Angela Margaret Cartwright was born September 9, 1952, in Altrincham, Cheshire, England, but Hollywood claimed her early. Her family relocated to Los Angeles when she was barely a year old, and by three she was already sharing scenes with Paul Newman in Somebody Up There Likes Me and appearing with Rock Hudson and Sidney Poitier in Something of Value. From the beginning she had a calm, luminous presence—a child actor who didn’t perform so much as inhabit the moment.
Television embraced her early. Cartwright became a familiar face in living rooms across America as Linda Williams on The Danny Thomas Show, a role she played for seven seasons. It wasn’t a flighty child-star arrangement either; she and Danny Thomas formed a bond that lasted long after the cameras shut down. Their relationship became a sort of showbiz family tie, one that continued until Thomas’ death in 1991.
Her biggest cinematic credit came with The Sound of Music, where she played Brigitta von Trapp in the 1965 blockbuster that became, for a time, the highest-grossing film ever made. Cartwright’s Brigitta was bright, impish, and observant—a perfect fit for an actress who always seemed to be quietly watching the world.
That same year she stepped into another pop-culture landmark: Lost in Space. As Penny Robinson from 1965 to 1968, Cartwright played the brainy, adventurous middle child caught in the Robinsons’ interstellar chaos. Penny became one of the series’ most beloved characters—plucky, empathetic, and grounded in a crew of eccentrics. Cartwright’s chemistry with Billy Mumy, who played Will Robinson, remains a nostalgic touchstone for fans of 1960s sci-fi.
She continued acting through the 1970s and 1980s, appearing in Beyond the Poseidon Adventure, My Three Sons, Adam-12, The Love Boat, Scout’s Honor, and High School U.S.A. Later she paid affectionate tribute to her sci-fi roots with cameo appearances in both the 1998 Lost in Space film and the 2018 Netflix reboot, where she played Dr. Smith’s mother.

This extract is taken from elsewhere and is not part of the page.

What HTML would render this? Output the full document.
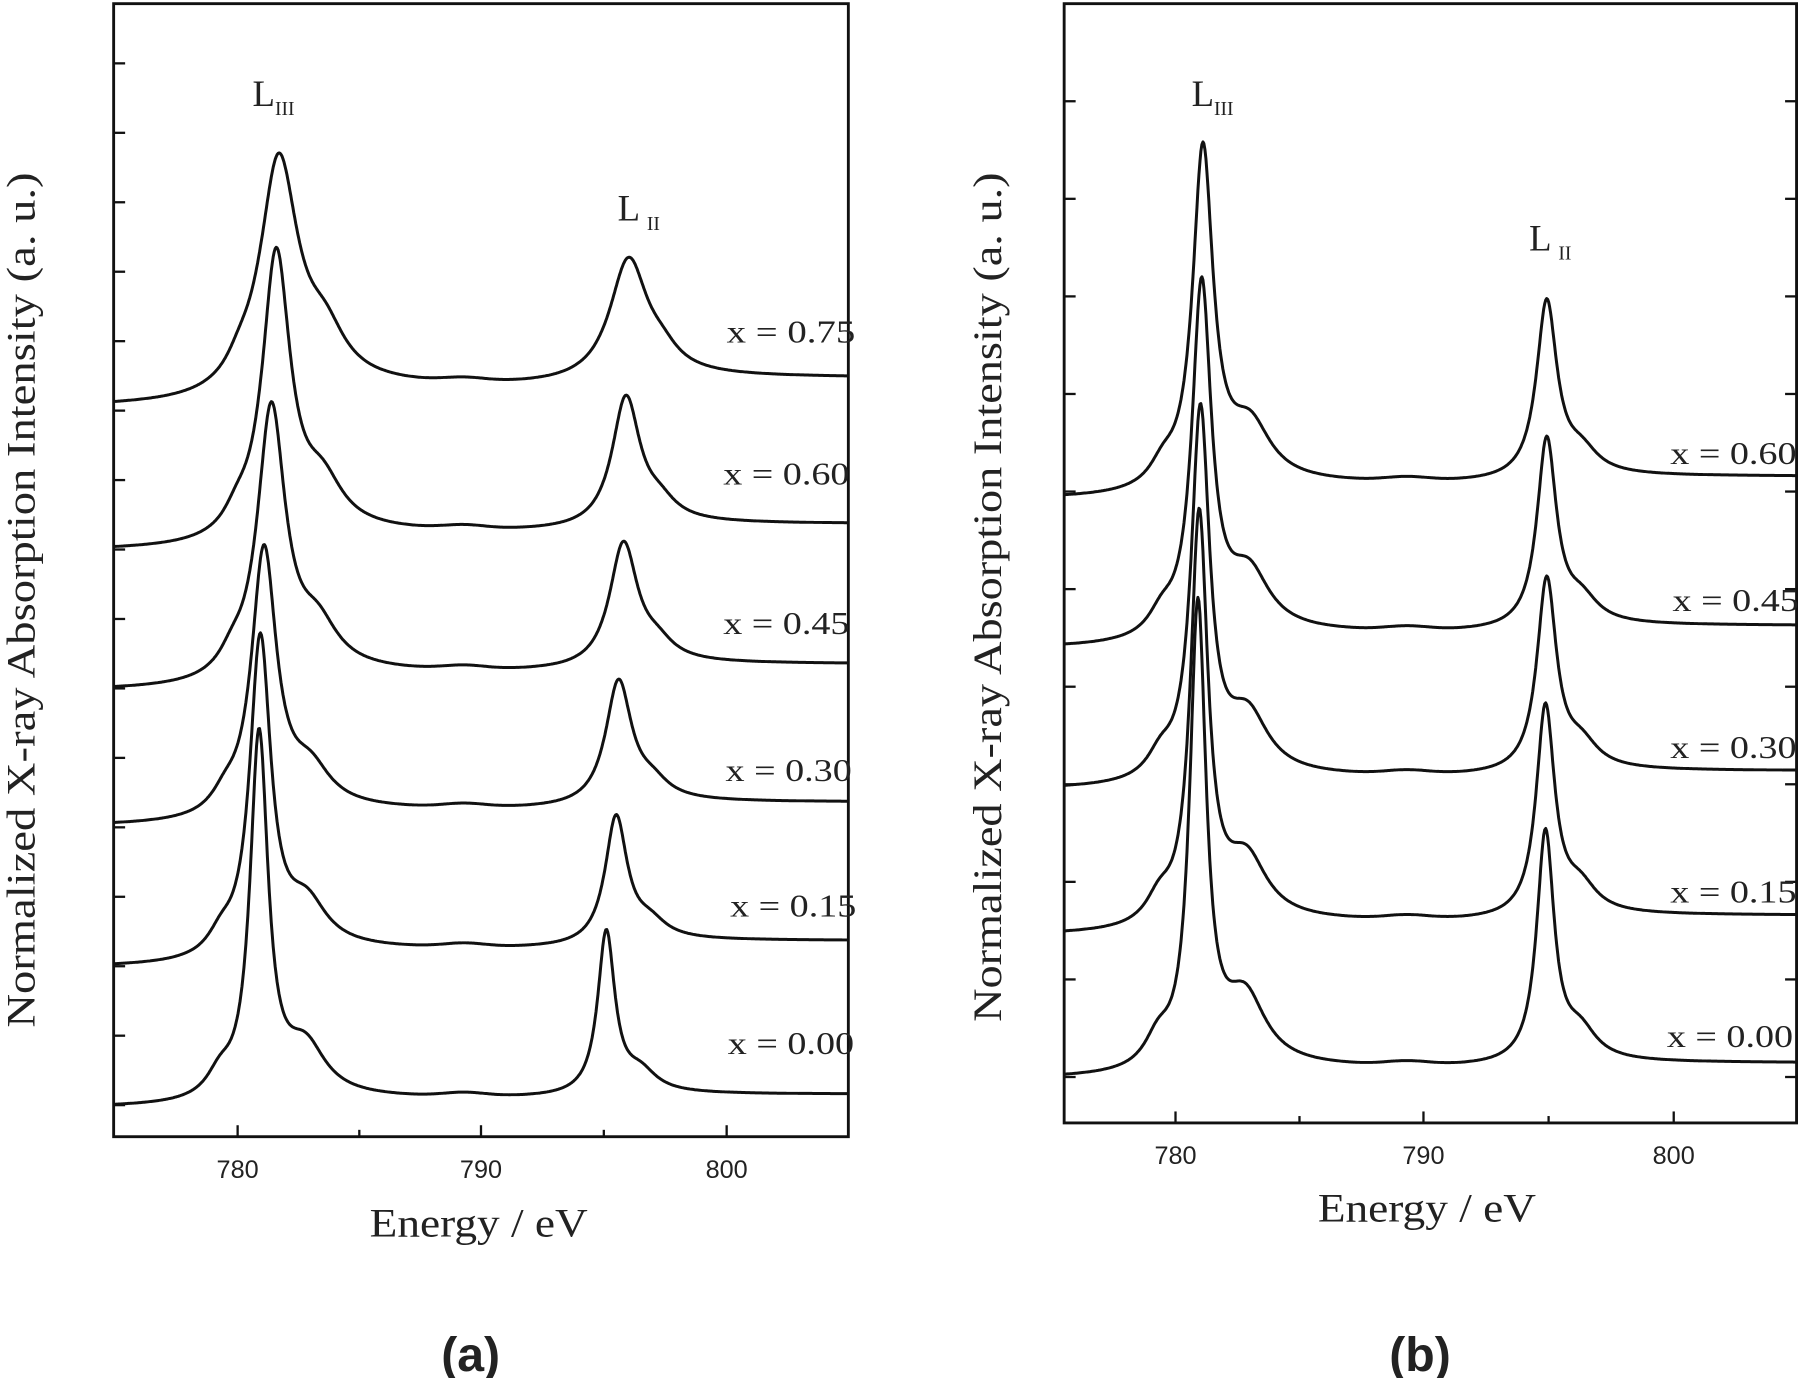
<!DOCTYPE html>
<html><head><meta charset="utf-8"><style>
html,body{margin:0;padding:0;background:#fff;}
svg{display:block;}
.t{font-family:"Liberation Serif",serif;fill:#222;}
.s{font-family:"Liberation Sans",sans-serif;fill:#222;}
</style></head><body>
<svg id="g" width="1800" height="1378" viewBox="0 0 1568 1200" xmlns="http://www.w3.org/2000/svg">
<rect width="1568" height="1200" fill="#fff"/>
<rect x="99" y="3" width="640" height="987" fill="none" stroke="#111" stroke-width="2.5"/>
<rect x="927" y="3" width="638" height="975" fill="none" stroke="#111" stroke-width="2.5"/>
<g id="ticks" stroke="#111" stroke-width="2"></g>
<g id="curves" fill="none" stroke="#111" stroke-width="2.6" stroke-linejoin="round"></g>

<g class="s" font-size="22" text-anchor="middle">
<text x="207" y="1026">780</text><text x="419" y="1026">790</text><text x="633" y="1026">800</text>
<text x="1024" y="1014">780</text><text x="1240" y="1014">790</text><text x="1458" y="1014">800</text>
</g>
<g class="t" font-size="35">
<text x="322" y="1077" textLength="190" lengthAdjust="spacingAndGlyphs">Energy / eV</text>
<text x="1148" y="1064" textLength="190" lengthAdjust="spacingAndGlyphs">Energy / eV</text>
<text transform="translate(30,895) rotate(-90)" font-size="35" textLength="745" lengthAdjust="spacingAndGlyphs">Normalized X-ray Absorption Intensity (a. u.)</text>
<text transform="translate(872,890) rotate(-90)" font-size="35" textLength="740" lengthAdjust="spacingAndGlyphs">Normalized X-ray Absorption Intensity (a. u.)</text>
</g>
<g class="t" font-size="32">
<text x="220" y="92">L<tspan font-size="17" dy="8">III</tspan></text>
<text x="538" y="192">L<tspan font-size="17" dy="8" dx="6">II</tspan></text>
<text x="1038" y="92">L<tspan font-size="17" dy="8">III</tspan></text>
<text x="1332" y="218">L<tspan font-size="17" dy="8" dx="6">II</tspan></text>
</g>
<g class="t" font-size="28">
<text x="633" y="298" textLength="112" lengthAdjust="spacingAndGlyphs">x = 0.75</text>
<text x="630" y="422" textLength="110" lengthAdjust="spacingAndGlyphs">x = 0.60</text>
<text x="630" y="552" textLength="110" lengthAdjust="spacingAndGlyphs">x = 0.45</text>
<text x="632" y="680" textLength="110" lengthAdjust="spacingAndGlyphs">x = 0.30</text>
<text x="636" y="798" textLength="110" lengthAdjust="spacingAndGlyphs">x = 0.15</text>
<text x="634" y="918" textLength="110" lengthAdjust="spacingAndGlyphs">x = 0.00</text>
<text x="1455" y="404" textLength="110" lengthAdjust="spacingAndGlyphs">x = 0.60</text>
<text x="1457" y="532" textLength="110" lengthAdjust="spacingAndGlyphs">x = 0.45</text>
<text x="1455" y="660" textLength="110" lengthAdjust="spacingAndGlyphs">x = 0.30</text>
<text x="1455" y="786" textLength="110" lengthAdjust="spacingAndGlyphs">x = 0.15</text>
<text x="1452" y="912" textLength="110" lengthAdjust="spacingAndGlyphs">x = 0.00</text>
</g>
<g class="s" font-size="42" font-weight="bold" text-anchor="middle">
<text x="410" y="1194">(a)</text>
<text x="1237" y="1194">(b)</text>
</g>
</svg>
<script>
var NS="http://www.w3.org/2000/svg";
var tg=document.getElementById('ticks'),cg=document.getElementById('curves');
function line(x1,y1,x2,y2){var l=document.createElementNS(NS,'line');l.setAttribute('x1',x1);l.setAttribute('y1',y1);l.setAttribute('x2',x2);l.setAttribute('y2',y2);tg.appendChild(l);}
for(var y=55;y<990;y+=60.5) line(99,y,109,y);
[207,419,633].forEach(function(x){line(x,990,x,980);});
[313,526].forEach(function(x){line(x,990,x,984);});
for(var y=88;y<978;y+=85) {line(927,y,937,y);line(1565,y,1555,y);}
[1024,1240,1458].forEach(function(x){line(x,978,x,968);});
[1132,1349].forEach(function(x){line(x,978,x,972);});
function L(E,c,w){var d=(E-c)/(w/2);return 1/(1+d*d);}
function curve(xmap,x0,x1,B,H3,E3,w3,H2,E2,w2,step,sh){
 var d='';
 for(var E=x0;E<=x1;E+=0.04){
  var v=H3*(L(E,E3,w3)+0.13*L(E,E3+1.9,2.0)*sh+0.06*L(E,E3-1.6,1.3))
   +H2*(L(E,E2,w2)+0.12*L(E,E2+1.4,1.6))
   +step*(0.5+Math.atan((E-E3-0.5)/0.6)/Math.PI)*0.8+step*0.4*(0.5+Math.atan((E-E2)/0.6)/Math.PI)
   +3*Math.exp(-Math.pow((E-789.3)/1.2,2));
  var X=xmap(E),Y=B-v;
  d+=(d?'L':'M')+X.toFixed(1)+' '+Y.toFixed(1);
 }
 var p=document.createElementNS(NS,'path');p.setAttribute('d',d);cg.appendChild(p);
}
var xa=function(E){return 100+(E-775)*21.3;};
var xb=function(E){return 1024+(E-780)*21.7;};
var A=[[355,212,781.7,1.9,110,796.0,1.9,22,1.3],
[480,255,781.6,1.4,117,795.9,1.4,20,1.1],
[602,243,781.4,1.4,112,795.8,1.4,20,1.1],
[720,238,781.1,1.25,112,795.6,1.3,18,1.0],
[843,282,780.95,1.05,115,795.5,1.1,20,1.0],
[965,322,780.9,0.9,146,795.1,0.85,10,1.0]];
A.forEach(function(a){curve(xa,775,805,a[0],a[1]-5,a[2],a[3],a[4]-5,a[5],a[6],a[7],a[8]);});
var Bp=[[435,300,781.1,1.0,158,794.9,1.0,17,1.2],
[565,312,781.05,0.95,168,794.9,0.95,17,1.2],
[688,325,781.0,0.9,172,794.9,0.95,14,1.2],
[815,360,780.95,0.85,187,794.85,0.9,15,1.1],
[940,406,780.9,0.8,205,794.85,0.85,12,1.1]];
Bp.forEach(function(a){curve(xb,775.5,805,a[0],a[1]-5,a[2],a[3],a[4]-5,a[5],a[6],a[7],a[8]);});
</script>
</body></html>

But performance is only half of Angela Cartwright’s creative life. For more than 30 years she has cultivated a parallel career as a photographer, developing a distinctive artistic voice. Her studio in Studio City exhibits work that blends whimsy, texture, and a quietly searching sensibility—the same qualities she often brought to her acting.
Cartwright married Steve Gullion in 1976, and together they raised two children. A practicing Catholic, she has attended Mass at St. Charles Borromeo with her sister, actress Veronica Cartwright—another veteran performer with whom she shares both a childhood and a legacy in Hollywood.
Angela Cartwright’s career spans film, television, photography, and decades of pop-culture history. Yet her work remains linked by a single thread: a sense of curiosity and warmth that has never dimmed, from Brigitta and Penny to her present life behind the lens.